Filmlerin 10’unda film yönetmeni ve senaristi aynıdır (birinde başka senaristlerin yanında). Kalan 10 filmde ise filmlerin yönetmeni ve senaristleri farklı kişilerdir.

Oyuncuların seçkisi de çokludur, gerçek aktör ve aktrislerin yanı sıra, komedyen ve şarkıcıların da mevcudiyeti dikkat çekicidir.

Filmlerin türüne bakıldığında, çoğunluğunun drama türü olduğu, kimi yerlerde komedi ve melankolinin de eşlik ettiği görülmektedir.

İncelenen filmler yapım yılları itibarı ile 1971-1993 aralığındadır. Bunların 9’u 1971-1979; diğer 9’u 1984-1988 yılları arasında ve kalan 2’si ise 1992-93 aralığında yapılmışlardır.

Filmlerin süresi, 73 dakika ile 99 dakika arasında farklılaşmakla beraber 90 dakika ve üzeri süreli filmler çoğunluktadır.

Dil açısından bakılınca, filmlerin sunum dili çoğunlukla Türkçe olmakla birlikte; sadece “Otobüs” (Türkçe, Almanca, İsveççe) ve “Gül Hasan” (Türkçe, İngilizce ve İsveççe) filmlerinde üç dil birden kullanılmaktadır. “Almanya Acı Vatan”, “Kara Kafa”, “Ölmez Ağacı”, “Gurbetçi Şaban”, “Polizei”, “Berlin in Berlin”, “Sahte Cennete Veda” filmlerinde ise Türkçe ve Almanca ikilisinin kullanıldığı görülmektedir.
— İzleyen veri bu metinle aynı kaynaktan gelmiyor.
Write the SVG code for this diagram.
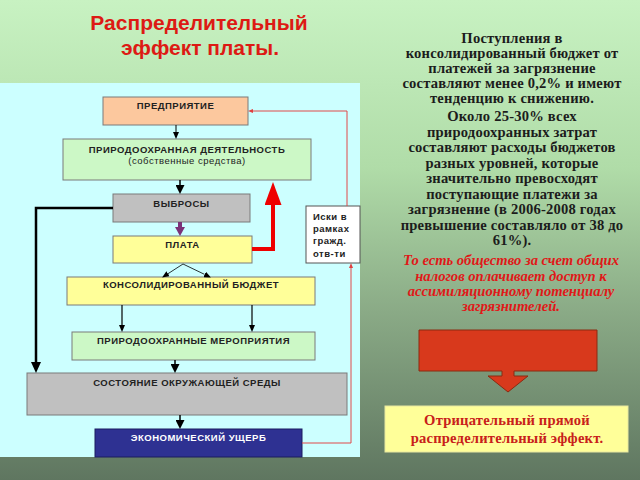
<svg xmlns="http://www.w3.org/2000/svg" width="640" height="480" viewBox="0 0 640 480">
<defs>
<linearGradient id="bg" x1="0" y1="0" x2="0" y2="1">
<stop offset="0" stop-color="#c8f2c2"/>
<stop offset="0.35" stop-color="#b0dca8"/>
<stop offset="0.65" stop-color="#8aaa86"/>
<stop offset="1" stop-color="#5f7660"/>
</linearGradient>
<marker id="a-sm" markerUnits="userSpaceOnUse" viewBox="0 0 7 6" markerWidth="7" markerHeight="6" refX="0" refY="3" orient="auto"><path d="M0,0 L7,3 L0,6 Z" fill="#000"/></marker>
<marker id="a-md" markerUnits="userSpaceOnUse" viewBox="0 0 9 9" markerWidth="9" markerHeight="9" refX="0" refY="4.5" orient="auto"><path d="M0,0 L9,4.5 L0,9 Z" fill="#000"/></marker>
<marker id="a-lg" markerUnits="userSpaceOnUse" viewBox="0 0 11 10" markerWidth="11" markerHeight="10" refX="0" refY="5" orient="auto"><path d="M0,0 L11,5 L0,10 Z" fill="#000"/></marker>
<marker id="a-pu" markerUnits="userSpaceOnUse" viewBox="0 0 9 10" markerWidth="9" markerHeight="10" refX="0" refY="5" orient="auto"><path d="M0,0 L9,5 L0,10 Z" fill="#7b3278"/></marker>
<marker id="a-red" markerUnits="userSpaceOnUse" viewBox="0 0 23 17" markerWidth="23" markerHeight="17" refX="0" refY="8.5" orient="auto"><path d="M0,0 L23,8.5 L0,17 Z" fill="#ee0000"/></marker>
<marker id="a-rs" markerUnits="userSpaceOnUse" viewBox="0 0 5 4" markerWidth="5" markerHeight="4" refX="0" refY="2" orient="auto"><path d="M0,0 L5,2 L0,4 Z" fill="#e04040"/></marker>
</defs>
<style>
.box{stroke:#7a7a7a;stroke-width:1}
.lbl{font-family:"Liberation Sans",Arial,sans-serif;font-weight:bold;font-size:9.5px;letter-spacing:0.5px;fill:#222;text-anchor:middle}
.sub{font-weight:normal}
.ttl{font-family:"Liberation Sans",Arial,sans-serif;font-weight:bold;font-size:21px;fill:#dd1a14;text-anchor:middle}
.rt{font-family:"Liberation Serif","Times New Roman",serif;font-weight:bold;font-size:14.6px;letter-spacing:0.2px;fill:#1c1c1c;text-anchor:middle}
.ri{font-family:"Liberation Serif","Times New Roman",serif;font-weight:bold;font-style:italic;font-size:14.6px;fill:#e01818;text-anchor:middle}
.blk{fill:none;stroke:#000}
.thinred{fill:none;stroke:#e04848;stroke-width:1}
</style>
<rect x="0" y="0" width="640" height="480" fill="url(#bg)"/>
<text class="ttl" x="199" y="30">Распределительный</text>
<text class="ttl" x="200" y="55">эффект платы.</text>
<rect x="0" y="83" width="360" height="374" fill="#ccffff"/>

<g id="n-predpr"><rect class="box" x="103" y="97" width="145" height="28" fill="#fcc89e"/><text class="lbl" x="175.5" y="109">ПРЕДПРИЯТИЕ</text></g>
<g id="n-prirdeyat"><rect class="box" x="63" y="139" width="248" height="41" fill="#ccf8c6"/><text class="lbl" x="187" y="153">ПРИРОДООХРАННАЯ ДЕЯТЕЛЬНОСТЬ</text><text class="lbl sub" x="187" y="164">(собственные средства)</text></g>
<g id="n-vybrosy"><rect class="box" x="113" y="194" width="137" height="28" fill="#c0c0c0"/><text class="lbl" x="181.5" y="207">ВЫБРОСЫ</text></g>
<g id="n-plata"><rect class="box" x="113" y="236" width="139" height="27" fill="#ffff99"/><text class="lbl" x="182.5" y="248">ПЛАТА</text></g>
<g id="n-budget"><rect class="box" x="67" y="277" width="248" height="28" fill="#ffff99"/><text class="lbl" x="191" y="288">КОНСОЛИДИРОВАННЫЙ БЮДЖЕТ</text></g>
<g id="n-merop"><rect class="box" x="72" y="332" width="243" height="28" fill="#ccf8c6"/><text class="lbl" x="193.5" y="344">ПРИРОДООХРАННЫЕ МЕРОПРИЯТИЯ</text></g>
<g id="n-sostoyanie"><rect class="box" x="27" y="373" width="320" height="42" fill="#c0c0c0"/><text class="lbl" x="187" y="386">СОСТОЯНИЕ ОКРУЖАЮЩЕЙ СРЕДЫ</text></g>
<g id="n-ushcherb"><rect x="95" y="429" width="207" height="28" fill="#2e3192" stroke="#1a1c60" stroke-width="1"/><text class="lbl" x="198.5" y="441" style="fill:#fff">ЭКОНОМИЧЕСКИЙ УЩЕРБ</text></g>
<g id="n-iski"><rect x="306" y="206" width="54" height="57" fill="#fff" stroke="#555" stroke-width="1"/>
<text class="lbl" style="text-anchor:start" x="313" y="220">Иски в</text>
<text class="lbl" style="text-anchor:start" x="313" y="232">рамках</text>
<text class="lbl" style="text-anchor:start" x="313" y="244">гражд.</text>
<text class="lbl" style="text-anchor:start" x="313" y="257">отв-ти</text></g>

<g id="connectors">
<line class="blk" x1="176" y1="125" x2="176" y2="132" stroke-width="1" marker-end="url(#a-sm)"/>
<line class="blk" x1="180" y1="180" x2="180" y2="185" stroke-width="1.5" marker-end="url(#a-md)"/>
<line x1="180" y1="222" x2="180" y2="227" stroke="#7b3278" stroke-width="4" marker-end="url(#a-pu)"/>
<line class="blk" x1="183" y1="264" x2="168" y2="273.7" stroke-width="0.8" marker-end="url(#a-sm)"/>
<line class="blk" x1="183" y1="264" x2="204.6" y2="274.4" stroke-width="0.8" marker-end="url(#a-sm)"/>
<line class="blk" x1="122" y1="305" x2="122" y2="325" stroke-width="1.2" marker-end="url(#a-sm)"/>
<line class="blk" x1="252" y1="305" x2="252" y2="325" stroke-width="1.2" marker-end="url(#a-sm)"/>
<line class="blk" x1="175" y1="360" x2="175" y2="364" stroke-width="1.5" marker-end="url(#a-md)"/>
<line class="blk" x1="180" y1="415" x2="180" y2="420" stroke-width="1.5" marker-end="url(#a-md)"/>
<polyline class="blk" points="113,208 36,208 36,362" stroke-width="2.5" marker-end="url(#a-lg)"/>
<polyline points="252,249 273,249 273,205" fill="none" stroke="#ee0000" stroke-width="4" marker-end="url(#a-red)"/>
<polyline class="thinred" points="347,206 347,111 253,111" marker-end="url(#a-rs)"/>
<polyline class="thinred" points="302,443 351,443 351,268" marker-end="url(#a-rs)"/>
</g>

<g id="right-text">
<text class="rt" x="512" y="43">Поступления в</text>
<text class="rt" x="512" y="58">консолидированный бюджет от</text>
<text class="rt" x="512" y="73">платежей за загрязнение</text>
<text class="rt" x="512" y="88">составляют менее 0,2% и имеют</text>
<text class="rt" x="512" y="103">тенденцию к снижению.</text>
<text class="rt" x="512" y="121">Около 25-30% всех</text>
<text class="rt" x="512" y="136.5">природоохранных затрат</text>
<text class="rt" x="512" y="152">составляют расходы бюджетов</text>
<text class="rt" x="512" y="167.5">разных уровней, которые</text>
<text class="rt" x="512" y="183">значительно превосходят</text>
<text class="rt" x="512" y="198.5">поступающие платежи за</text>
<text class="rt" x="512" y="214">загрязнение (в 2006-2008 годах</text>
<text class="rt" x="512" y="229.5">превышение составляло от 38 до</text>
<text class="rt" x="512" y="245">61%).</text>
<text class="ri" x="511" y="265">То есть общество за счет общих</text>
<text class="ri" x="511" y="280.5">налогов оплачивает доступ к</text>
<text class="ri" x="511" y="296">ассимиляционному потенциалу</text>
<text class="ri" x="511" y="311">загрязнителей.</text>
</g>

<g id="n-callout"><path d="M419,330 H597 V371 H514 V376 H528 L508,392 L488,376 H502 V371 H419 Z" fill="#d8391c" stroke="#8a2a10" stroke-width="1"/></g>
<g id="n-effect"><rect x="385" y="406" width="243" height="46" fill="#ffff99" stroke="#e8e8a0" stroke-width="1"/>
<text class="rt" x="507" y="425" style="fill:#c8201a">Отрицательный прямой</text>
<text class="rt" x="507" y="443" style="fill:#c8201a">распределительный эффект.</text></g>
</svg>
Filmlerin bir kısmının başka ülke insanlarının da anlayabileceği dil örüntülerini kullandığı da görülmektedir.

Filmlerin içeriklerinin detayında ise, göç konusunun toplumsal yapıya gömülü, bireyden topluma, psikolojik örüntülerden toplumsal, siyasi vb. örüntülere uzanan, kaynak-hedef ülke (toplum), kadın-erkek, yetişkin-çocuk, süreç-anlık durum tespiti gibi farklı okumaların ve yoğun anlatıların olduğunu söylemek mümkündür. Bu detaylar takip eden bölümlerde yoğun olarak tartışılmaktadır.